Rain with high winds means less draft but not so much as high winds without rain. . The point is just here : So many pounds of coal are in the furnace ; it will burn fast or slow according to these conditions of the weather. Economy in the consumption of this coal is governed entirely by the amount of air supplied for combustion. This means the proper regulation of the ash pit door and the damper in the smoke pipe. In the writer's experience it is far better to control the fire by controlling the amount of air supplied to the fire than to retard or reduce the volume of the products of combustion in the chimney. Burning is a chemical process depending on the supply of oxygen. Cut off the air (or oxygen) and the process is slow and the fuel is burned with economy It is plain that stoking is an art, and the true economy of fuel in greenhouses is in the skill, good judgment and common sense of the stoker.

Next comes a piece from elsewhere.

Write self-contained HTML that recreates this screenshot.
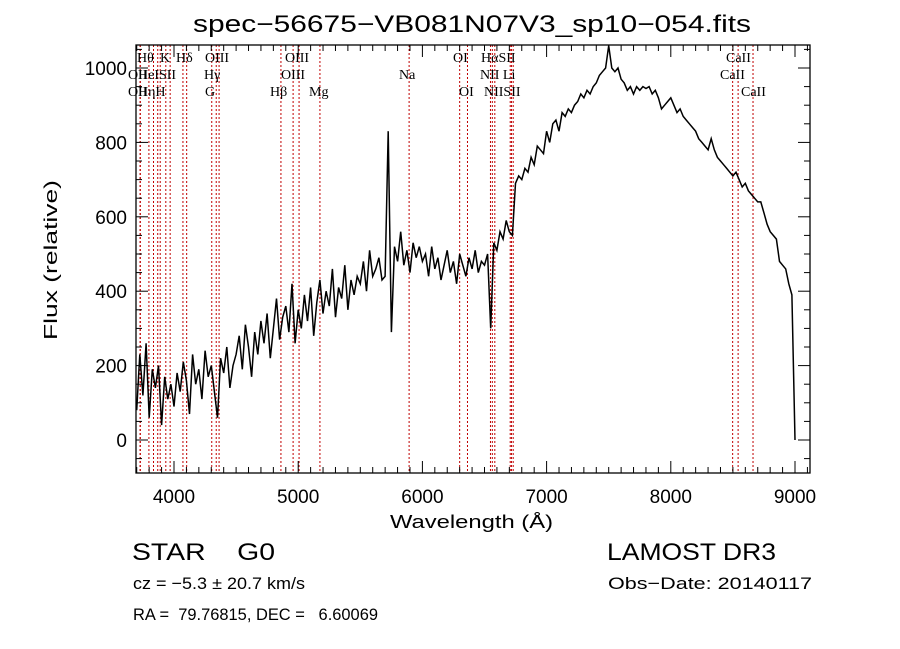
<!DOCTYPE html>
<html><head><meta charset="utf-8"><style>
html,body{margin:0;padding:0;background:#fff;width:900px;height:649px;overflow:hidden}
svg{display:block}
text{font-family:"Liberation Sans",sans-serif;fill:#000;white-space:pre}
.ser{font-family:"Liberation Serif",serif}
</style></head><body>
<svg id="chart" width="900" height="649" viewBox="0 0 900 649" xmlns="http://www.w3.org/2000/svg" xml:space="preserve">
<text x="193" y="32" font-size="24" textLength="558" lengthAdjust="spacingAndGlyphs">spec−56675−VB081N07V3_sp10−054.fits</text>
<text x="390" y="528" font-size="18" textLength="163" lengthAdjust="spacingAndGlyphs">Wavelength (Å)</text>
<text transform="translate(57,340) rotate(-90)" font-size="18" textLength="160" lengthAdjust="spacingAndGlyphs">Flux (relative)</text>
<text x="132" y="560" font-size="24" textLength="143" lengthAdjust="spacingAndGlyphs">STAR    G0</text>
<text x="607" y="560" font-size="24" textLength="169" lengthAdjust="spacingAndGlyphs">LAMOST DR3</text>
<text x="133" y="589" font-size="17" textLength="172" lengthAdjust="spacingAndGlyphs">cz = −5.3 ± 20.7 km/s</text>
<text x="608" y="589" font-size="17" textLength="204" lengthAdjust="spacingAndGlyphs">Obs−Date: 20140117</text>
<text x="133" y="620" font-size="17" textLength="245" lengthAdjust="spacingAndGlyphs">RA =  79.76815, DEC =   6.60069</text>
<g id="lines"></g>
<g id="spec"></g>
<g id="axes"></g>
</svg>
<script>
const waveStart = 3700;
const waveStep = 25;
const flux = [80,230,120,260,60,190,140,200,40,170,110,150,
90,180,130,210,160,70,230,150,190,110,240,170,200,130,60,220,180,250,140,200,
230,280,190,310,250,170,290,230,320,260,340,220,300,380,270,330,360,290,420,260,
350,300,390,320,410,280,370,430,340,400,360,460,330,410,380,470,350,430,390,440,
420,480,400,510,440,460,490,430,440,830,
290,520,480,560,470,510,450,530,490,520,
480,500,440,520,460,490,430,470,510,450,480,420,500,470,440,490,460,510,450,480,
470,500,300,530,510,560,540,590,560,
550,690,710,700,730,720,760,740,790,780,770,830,800,850,860,830,880,870,890,880,900,910,930,920,940,930,950,960,980,990,1000,1060,1000,990,1000,970,960,940,950,930,950,940,950,945,950,930,940,920,890,900,910,920,900,880,890,870,860,850,840,830,810,800,790,780,810,780,760,750,740,730,720,710,720,700,680,690,670,660,650,640,640,610,580,560,550,540,480,470,460,420,390,0];
const lineWaves = [3727,3729,3798,3835,3869,3889,3934,3969,4072,4102,4304,4340,4363,4861,4959,5007,5175,5893,6300,6363,6548,6563,6583,6707,6717,6731,8498,8542,8662];
const labelText = ["Hθ","K","Hδ","OIII","OIII","OI","HαSII","CaII","OII","HeISII","Hγ","OIII","Na","NII Li","CaII","OII","HηH","G","Hβ","Mg","OI","NIISII","CaII"];
const labelX = [137,160,176,205,285,453,481,726,128,138,204,281,399,480,720,128,138,205,270,309,459,484,741];
const labelRow = [0,0,0,0,0,0,0,0,1,1,1,1,1,1,1,2,2,2,2,2,2,2,2];
const xTicks = [4000,5000,6000,7000,8000,9000];
const yTicks = [0,200,400,600,800,1000];

const NS="http://www.w3.org/2000/svg";
const L=136,R=810,T=45,B=473;
const xs=w=>174+(w-4000)*0.1242;
const ys=f=>440-f*0.372;
function mk(tag,attrs,parent){const e=document.createElementNS(NS,tag);for(const k in attrs)e.setAttribute(k,attrs[k]);parent.appendChild(e);return e;}

const gl=document.getElementById('lines');
lineWaves.forEach(w=>{
  const l=mk('line',{x1:xs(w),x2:xs(w),y1:T,y2:B,stroke:'#c00000','stroke-width':1,'stroke-dasharray':'2,2'},gl);
  
  
});
labelText.forEach((t,i)=>{
  const e=mk('text',{x:labelX[i],y:62+labelRow[i]*17,'font-size':14,'class':'ser'},gl);
  e.textContent=t;
  
  
});

const gs=document.getElementById('spec');
let d='';
flux.forEach((f,i)=>{const w=waveStart+i*waveStep;let y=Math.max(T,Math.min(B,ys(f)));d+=(i?'L':'M')+xs(w).toFixed(1)+','+y.toFixed(1);});
const p=mk('path',{d:d,fill:'none',stroke:'#000','stroke-width':1.5},gs);



const ga=document.getElementById('axes');
const fr=mk('rect',{x:L,y:T,width:R-L,height:B-T,fill:'none',stroke:'#000','stroke-width':1.3},ga);


for(let w=3700;w<=9100;w+=100){
  const x=xs(w);if(x<L||x>R)continue;
  const len=(w%1000===0)?12:6;
  mk('line',{x1:x,x2:x,y1:B,y2:B-len,stroke:'#000'},ga);
  mk('line',{x1:x,x2:x,y1:T,y2:T+len,stroke:'#000'},ga);
}
for(let f=-50;f<=1050;f+=50){
  const y=ys(f);if(y<T||y>B)continue;
  const len=(f%200===0)?12:6;
  mk('line',{x1:L,x2:L+len,y1:y,y2:y,stroke:'#000'},ga);
  mk('line',{x1:R,x2:R-len,y1:y,y2:y,stroke:'#000'},ga);
}
xTicks.forEach(v=>{
  const t=mk('text',{x:xs(v),y:503,'font-size':19,'text-anchor':'middle'},ga);
  t.textContent=v;
  
  
});
yTicks.forEach(v=>{
  const t=mk('text',{x:127,y:ys(v)+7,'font-size':19,'text-anchor':'end'},ga);
  t.textContent=v;
  
  
});
</script>
</body></html>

After a fire has been started in the manner described it will burn from four to eight hours without attention.
It will burn very much longer, but if the fire is started in the morning it needs attention again in the evening in order to keep up a good fire all night. The writer's plan is to open the drafts about nine o'clock in the evening and let the fire burn up brightly for from 15 to 30 minutes (according to the weather), and then to add a little fine coal. When this is fairly lighted the grate is well raked out to clear away the ashes. This must not be done until the first coal is lighted, because by this time the old coal is so nearly burned out that it is easily put oat if disturbed. As soon as the fresh coal is burning briskly more fine coal is added and then all the sifted coal that has accumulated during the day is put on the fire, covering it over quite dark. In a moment blue flames appear and in from 15 to 30 minutes, according to the weather, all the coal will be a glowing mass of yellow fire. If it is red or white, the draft has been on too long. A little experience will show how long to leave the full draft, but the fire should never be allowed to reach the white hot stage. Such a fire will last from ten to thirty-six hours with a slow draft in quiet weather and be sufficiently alive to start a fresh fire at the end of that time. The average time is, however, about ten hours.

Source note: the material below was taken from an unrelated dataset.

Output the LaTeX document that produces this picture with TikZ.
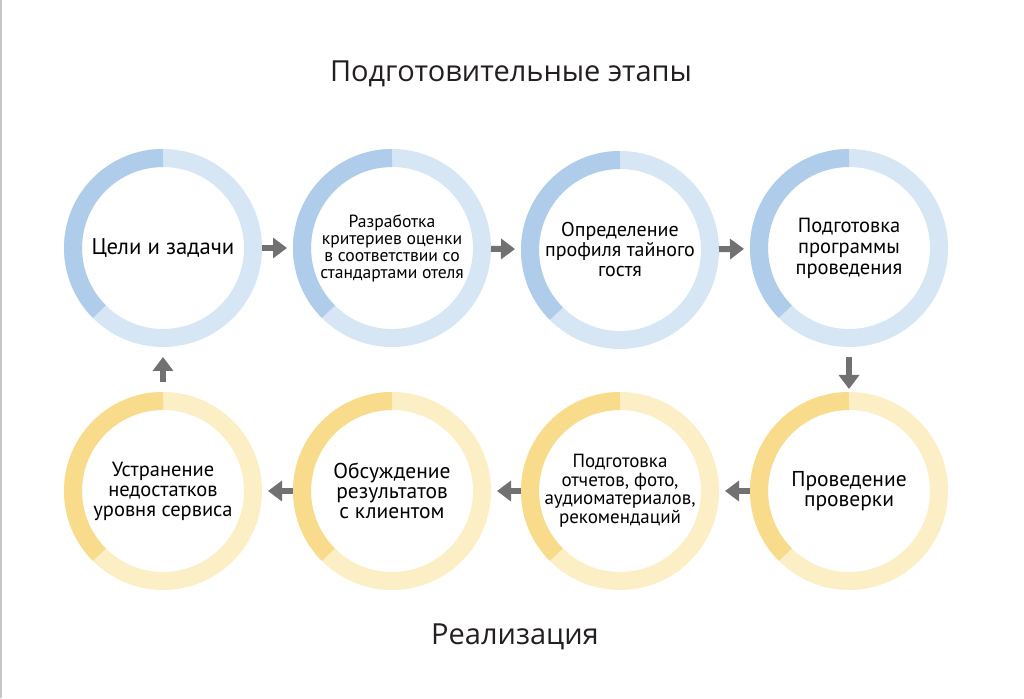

The treatment of the fire next morning is very simple. Give full draft till the fire burns up brightly; add a little fine coal. When alight, rake out ashes and add large coal. When this is started fill up with small coal. About once in ten days the fire should be allowed to go out in order to give the furnace a complete cleaning out. The writer's experience has been confined to hard coal. Soft coal burns faster than anthracite, and while it differs in this respect, the actual work of stoking bituminous coals is just as much of an art, and requires the same skill, judgment and observation in governing the fire according to the conditions of the sky and the direction and force of the wind.